European gas was trading about eight times over U.S. futures, keeping demand for U.S. liquefied natural gas (LNG) exports at record highs – especially since Russia’s invasion of Ukraine on Feb. 24 stoked global energy supply concerns. Russia is the world’s second-biggest gas producer after the United States.
But U.S. gas futures remain shielded from global prices because the United States has all the fuel it needs for domestic use and the country’s ability to export more LNG is limited by capacity constraints.
The United States is already producing LNG near full capacity. So, no matter how high global gas prices rise, it will not be able to produce much more of the supercooled fuel anytime soon.

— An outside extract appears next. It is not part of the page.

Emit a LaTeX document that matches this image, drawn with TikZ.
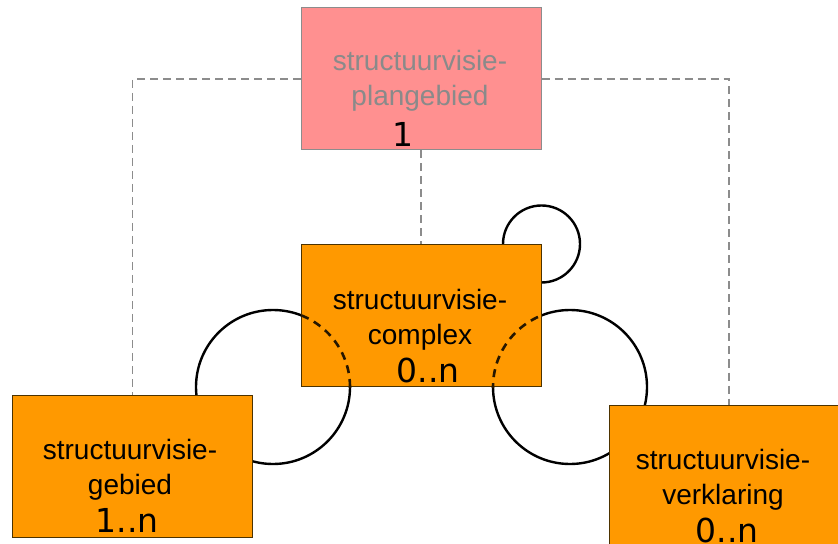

Before Russia’s invasion, the United States worked with other countries to ensure gas supplies, mostly from LNG, would keep flowing to Europe. Russia usually provides around 30% to 40% of Europe’s gas, which totaled about 18.0 billion cubic feet per day (bcfd) in 2021.
U.S. front-month gas futures fell 12.5 cents, or 2.7%, to $4.533 per million British thermal units at 9:04 a.m. EDT (1304 GMT).
The premium of futures for May over April rose to a record high of 5.1 cents.
Data provider Refinitiv said average gas output in the U.S. Lower 48 states was on track to rise to 93.0 bcfd in March from 92.5 bcfd in February as more oil and gas wells return to service after freezing earlier in the year. That compares with a monthly record of 96.2 bcfd in December.
With milder spring weather coming, Refinitiv projected average U.S. gas demand, including exports, would drop from 109.8 bcfd this week to 94.4 bcfd next week. Those forecasts were lower than Refinitiv’s outlook on Monday.
The amount of gas flowing to U.S. LNG export plants rose to 12.70 bcfd so far in March from 12.43 bcfd in February and a record 12.44 bcfd in January. The United States has the capacity to turn about 12.7 bcfd of gas into LNG.
Traders said U.S. LNG exports would remain near record levels so long as global gas prices trade well above U.S. futures as utilities around the world scramble for cargoes to meet surging demand in Asia and replenish low inventories in Europe, especially with the threat Russia could cut European supplies.
Gas futures traded near $39 per mmBtu in Europe and $37 in Asia, compared with around $5 in the United States.
Global markets will have to wait until later this year when more of the 18 liquefaction trains under construction at Venture Global LNG’s Calcasieu Pass export plant in Louisiana start producing LNG.